Parallel Financial Architecture Reinforces the Chinese Currency
China has also invested in infrastructure to ensure that the Chinese currency can circulate outside the dollar-dominated system.
It created its own system for international settlement and compensation, established clearing centers in strategic financial hubs, and tested digital yuan as a means to accelerate payments without relying on Western banks.
This tripod—trade plus credit plus infrastructure—makes the Chinese currency a real option for countries that maintain close relations with Beijing or that face restrictions in the traditional financial system. It is a strategy of autonomy, not of immediate rupture.
It allows partners like Russia, Iran, or countries with limited dollar availability to continue operating, even under sanctions pressure.
The Limit Imposed by Beijing on Its Own Chinese Currency
The brake point is precisely where the dollar has established itself as a global benchmark. The Chinese currency is not fully convertible, and the government maintains strict control over capital inflows and outflows.
This protects the Chinese banking system from external shocks and speculative attacks, but it prevents the Chinese currency from being used with the same freedom as the dollar in international financial markets.
To become a widely-used reserve currency, a currency needs to be available in large quantities, circulate in liquid markets, and operate in a predictable institutional environment.
China, for political reasons and economic model, prefers to preserve control over domestic credit and exchange rates. This choice aligns with the Chinese Communist Party’s project, but it limits the international reach of the Chinese currency itself.
Without total convertibility, investors, sovereign funds, and central banks have less incentive to maintain large positions in Chinese currency. The result is that the yuan’s share in global reserves is growing gradually but remains far from the levels of the dollar and even from currencies like the euro.
Why the Dollar Still Dominates
The dollar remains at the center of the system because it combines factors that the Chinese currency does not yet offer to the world: market depth, institutional trust, availability of assets, legal security, and free circulation. The United States issues the asset that everyone wants and, at the same time, maintains open and predictable markets.
China offers trade integration and financing but does not provide the same degree of financial openness.

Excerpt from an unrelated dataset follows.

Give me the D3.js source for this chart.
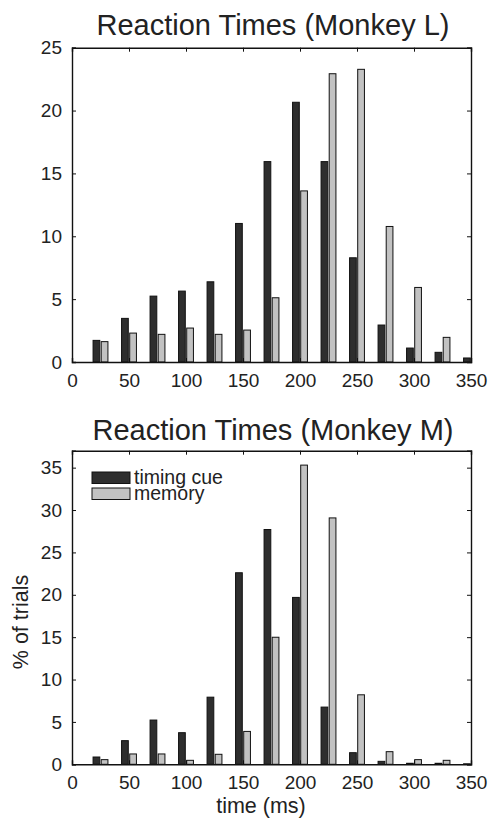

Another element that favors the dollar is the very moment of the Chinese economy. The country faces a slowdown in domestic consumption, a weakened real estate sector, and excess industrial capacity. This makes China even more dependent on exports and goodwill from its partners.
If Beijing tries too hard to force the use of the Chinese currency in international contracts, it may encounter resistance from countries that prefer to maintain flexibility in their currency choice.

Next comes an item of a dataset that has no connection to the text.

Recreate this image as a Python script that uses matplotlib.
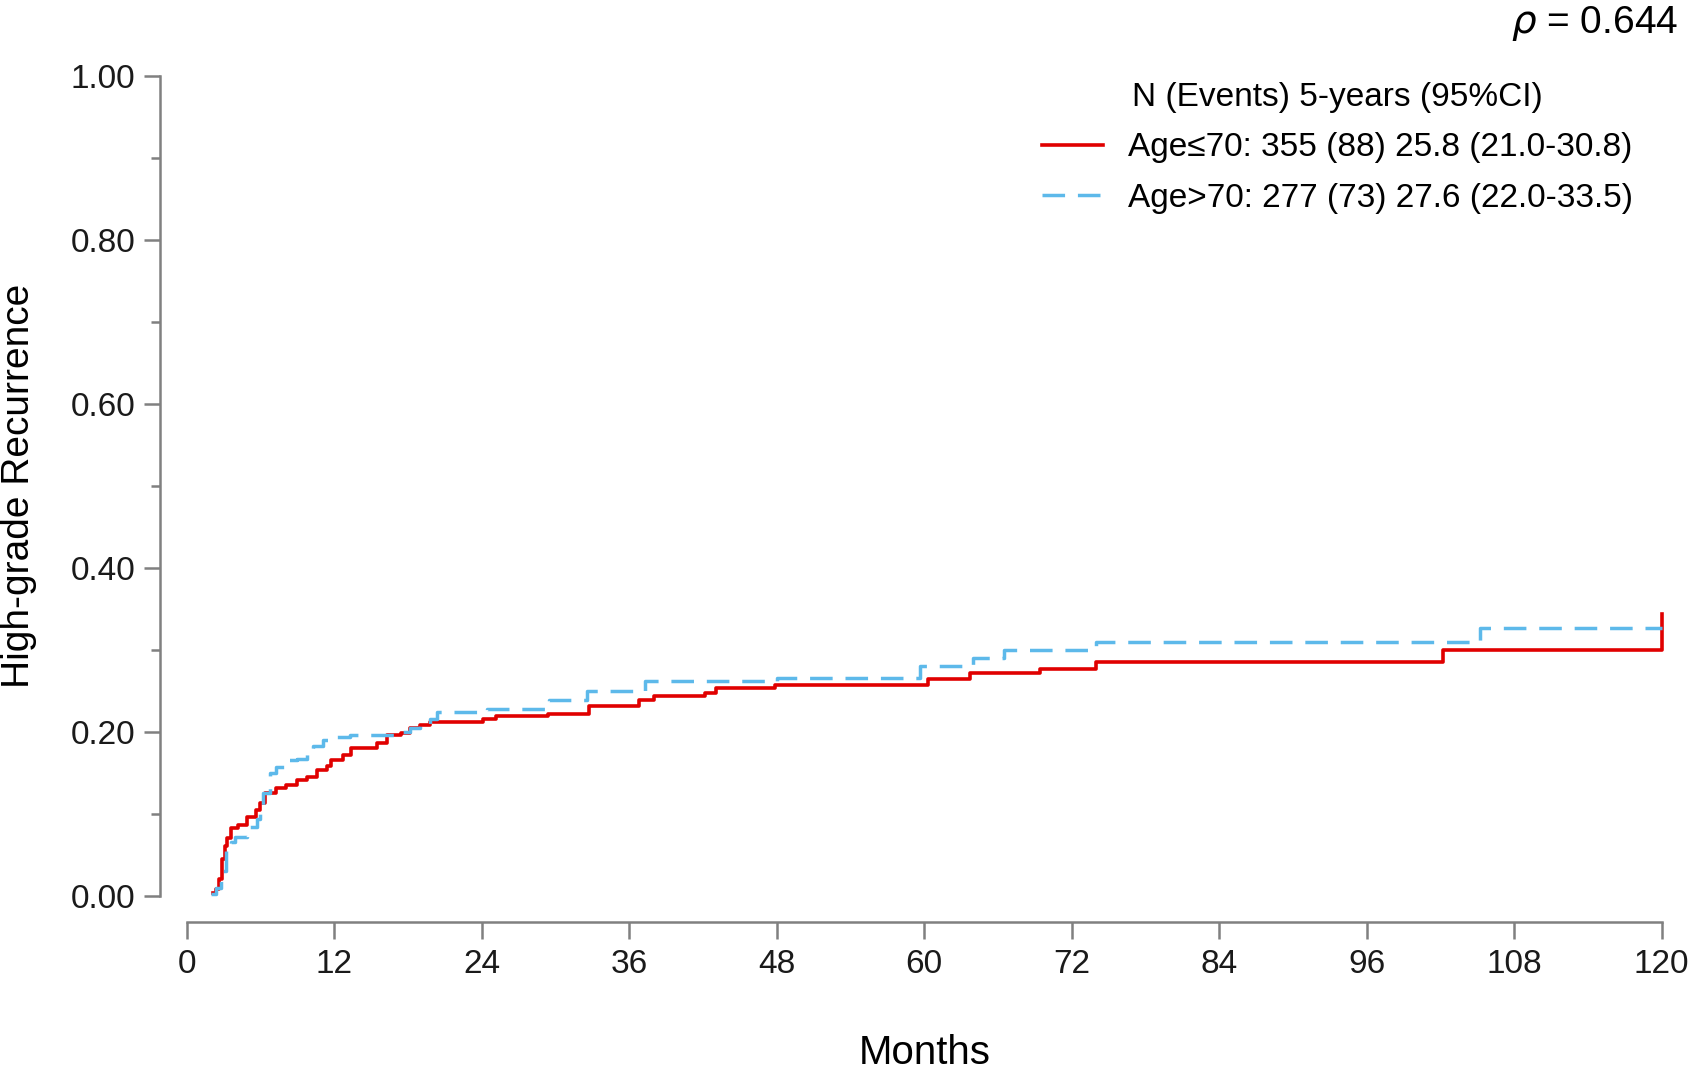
import matplotlib
matplotlib.use('Agg')
import matplotlib.pyplot as plt
from matplotlib.ticker import FixedLocator

plt.rcParams['font.family'] = ['Liberation Sans', 'DejaVu Sans']

# cumulative incidence, Age <= 70
months_young = [2.1, 2.4, 2.6, 2.9, 3.1, 3.3, 3.6, 4.2, 4.9, 5.6, 6.0, 6.4, 7.3, 8.1,
                9.0, 9.8, 10.6, 11.4, 11.7, 12.7, 13.4, 15.5, 16.3, 17.4, 18.2, 19.0,
                19.8, 24.1, 25.2, 29.4, 32.7, 36.8, 38.0, 42.2, 43.1, 47.9, 60.3,
                63.7, 69.4, 74.0, 102.2, 120.0]
cif_young = [0.003, 0.008, 0.020, 0.045, 0.060, 0.070, 0.082, 0.086, 0.096, 0.104,
             0.113, 0.125, 0.131, 0.135, 0.141, 0.145, 0.153, 0.158, 0.165, 0.172,
             0.180, 0.186, 0.196, 0.198, 0.204, 0.208, 0.212, 0.216, 0.219, 0.222,
             0.231, 0.239, 0.243, 0.247, 0.253, 0.257, 0.264, 0.271, 0.277, 0.285,
             0.300, 0.343]

# cumulative incidence, Age > 70
months_old = [2.0, 2.4, 2.8, 3.2, 3.6, 3.9, 4.9, 5.7, 6.0, 6.2, 6.8, 7.3, 8.1, 9.0,
              9.8, 10.3, 11.1, 12.2, 13.3, 17.0, 18.2, 19.0, 19.8, 20.4, 24.4, 29.5,
              32.6, 37.3, 48.0, 59.7, 64.0, 66.5, 74.0, 105.2, 120.0]
cif_old = [0.002, 0.010, 0.030, 0.055, 0.066, 0.072, 0.084, 0.094, 0.108, 0.125,
           0.149, 0.157, 0.165, 0.167, 0.178, 0.182, 0.190, 0.194, 0.196, 0.200,
           0.205, 0.209, 0.215, 0.224, 0.228, 0.239, 0.249, 0.262, 0.266, 0.280,
           0.290, 0.300, 0.309, 0.327, 0.327]

labels = ['Age\u226470: 355 (88) 25.8 (21.0-30.8)',
          'Age>70: 277 (73) 27.6 (22.0-33.5)']
legend_title = 'N (Events) 5-years (95%CI)'
x_ticks = [0, 12, 24, 36, 48, 60, 72, 84, 96, 108, 120]
y_ticks = [0.0, 0.2, 0.4, 0.6, 0.8, 1.0]
y_minor = [0.1, 0.3, 0.5, 0.7, 0.9]

fig = plt.figure(figsize=(16.92, 10.75), dpi=100)
ax = fig.add_axes([0.09439, 0.14260, 0.8985, 0.80242])

ax.step(months_young, cif_young, where='post', color='#E00000', lw=2.6,
        label=labels[0])
ax.step(months_old, cif_old, where='post', color='#5DB9EA', lw=2.5,
        dashes=(6.5, 3.7), label=labels[1])

ax.set_xlim(-2.2, 121.5)
ax.set_ylim(-0.0317, 1.02)

for s in ['top', 'right']:
    ax.spines[s].set_visible(False)
for s in ['left', 'bottom']:
    ax.spines[s].set_color('#808080')
    ax.spines[s].set_linewidth(1.8)
ax.spines['left'].set_bounds(0, 1)
ax.spines['bottom'].set_bounds(0, 120)

ax.set_xticks(x_ticks)
ax.set_xticklabels([str(t) for t in x_ticks])
ax.set_yticks(y_ticks)
ax.set_yticklabels(['%.2f' % t for t in y_ticks])
ax.yaxis.set_minor_locator(FixedLocator(y_minor))

ax.tick_params(axis='both', which='major', labelsize=24, color='#808080',
               width=1.8, labelcolor='#1a1a1a')
ax.tick_params(axis='x', which='major', length=12, pad=8)
ax.tick_params(axis='y', which='major', length=11.5, pad=6)
ax.tick_params(axis='y', which='minor', length=6.5, width=1.8, color='#808080')

ax.legend(loc='upper left', bbox_to_anchor=(0.6158, 0.924),
          bbox_transform=fig.transFigure, frameon=False, fontsize=24,
          title=legend_title, title_fontsize=24, handlelength=1.83,
          handletextpad=0.75, labelspacing=0.59, borderpad=0, borderaxespad=0)

fig.text(0.9917, 0.9693, r'$\rho$ = 0.644', ha='right', va='baseline', fontsize=28)
fig.text(0.5466, 0.010, 'Months', ha='center', va='baseline', fontsize=29)
fig.text(19.4 / 1692, 1 - 485.6 / 1075, 'High-grade Recurrence', rotation=90,
         ha='center', va='center', fontsize=28)

fig.savefig('out.png', dpi=100)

In summary, the growth of the use of the Chinese currency is real, planned, and consistent with Beijing’s ambition to reduce external vulnerabilities.

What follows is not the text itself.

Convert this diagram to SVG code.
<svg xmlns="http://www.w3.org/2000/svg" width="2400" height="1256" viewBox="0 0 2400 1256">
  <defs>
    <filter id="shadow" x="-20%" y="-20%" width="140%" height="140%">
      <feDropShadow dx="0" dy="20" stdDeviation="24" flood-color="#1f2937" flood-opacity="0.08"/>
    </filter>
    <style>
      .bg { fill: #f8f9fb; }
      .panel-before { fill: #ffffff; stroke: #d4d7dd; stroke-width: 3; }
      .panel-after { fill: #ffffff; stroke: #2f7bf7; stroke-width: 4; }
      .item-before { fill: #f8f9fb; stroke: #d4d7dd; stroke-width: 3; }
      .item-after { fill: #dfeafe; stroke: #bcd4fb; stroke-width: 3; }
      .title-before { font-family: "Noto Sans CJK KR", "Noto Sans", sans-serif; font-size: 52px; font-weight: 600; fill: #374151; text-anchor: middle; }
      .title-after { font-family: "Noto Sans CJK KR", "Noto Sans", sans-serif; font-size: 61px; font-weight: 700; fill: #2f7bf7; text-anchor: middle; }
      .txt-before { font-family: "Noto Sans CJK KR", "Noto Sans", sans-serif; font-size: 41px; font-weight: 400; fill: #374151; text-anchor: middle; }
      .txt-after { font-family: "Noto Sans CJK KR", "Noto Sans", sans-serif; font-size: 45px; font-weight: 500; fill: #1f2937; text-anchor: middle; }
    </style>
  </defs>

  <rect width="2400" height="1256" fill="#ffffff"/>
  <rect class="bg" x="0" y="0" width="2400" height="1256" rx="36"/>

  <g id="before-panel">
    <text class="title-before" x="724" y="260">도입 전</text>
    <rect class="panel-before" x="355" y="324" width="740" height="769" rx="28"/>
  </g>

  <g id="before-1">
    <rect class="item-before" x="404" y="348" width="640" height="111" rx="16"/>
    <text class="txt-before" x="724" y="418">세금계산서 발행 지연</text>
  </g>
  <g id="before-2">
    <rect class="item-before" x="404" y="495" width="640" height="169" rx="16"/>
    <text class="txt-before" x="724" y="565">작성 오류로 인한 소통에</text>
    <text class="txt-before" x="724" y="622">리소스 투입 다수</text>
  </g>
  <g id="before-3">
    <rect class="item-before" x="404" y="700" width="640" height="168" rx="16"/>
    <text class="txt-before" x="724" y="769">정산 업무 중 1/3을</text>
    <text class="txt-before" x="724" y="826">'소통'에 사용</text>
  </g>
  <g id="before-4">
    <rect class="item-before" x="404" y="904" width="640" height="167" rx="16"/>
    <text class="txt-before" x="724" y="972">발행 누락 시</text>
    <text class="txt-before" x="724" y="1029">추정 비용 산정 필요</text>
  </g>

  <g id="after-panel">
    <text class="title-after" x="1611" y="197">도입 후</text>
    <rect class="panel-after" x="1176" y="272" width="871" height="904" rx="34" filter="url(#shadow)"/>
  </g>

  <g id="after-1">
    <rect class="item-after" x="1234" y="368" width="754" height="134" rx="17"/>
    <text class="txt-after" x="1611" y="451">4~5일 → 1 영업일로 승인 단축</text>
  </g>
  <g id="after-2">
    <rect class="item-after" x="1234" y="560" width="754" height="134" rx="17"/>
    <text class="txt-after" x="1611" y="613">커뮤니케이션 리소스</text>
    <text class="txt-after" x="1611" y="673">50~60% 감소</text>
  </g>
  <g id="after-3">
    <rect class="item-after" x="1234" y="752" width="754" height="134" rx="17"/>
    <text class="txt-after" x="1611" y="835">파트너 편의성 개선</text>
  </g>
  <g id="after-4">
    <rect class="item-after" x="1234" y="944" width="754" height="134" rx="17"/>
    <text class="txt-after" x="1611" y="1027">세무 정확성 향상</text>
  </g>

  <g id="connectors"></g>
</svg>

However, this is not an offensive to overthrow the dollar tomorrow, but rather a gradual construction of tools so that China is not held hostage to decisions made in Washington.
The Chinese currency has already shown it can occupy more space in international trade and financing, especially among countries that depend on China.
But as long as Beijing prioritizes exchange rate control and command over domestic credit, it will itself place a ceiling on the internationalization of the yuan.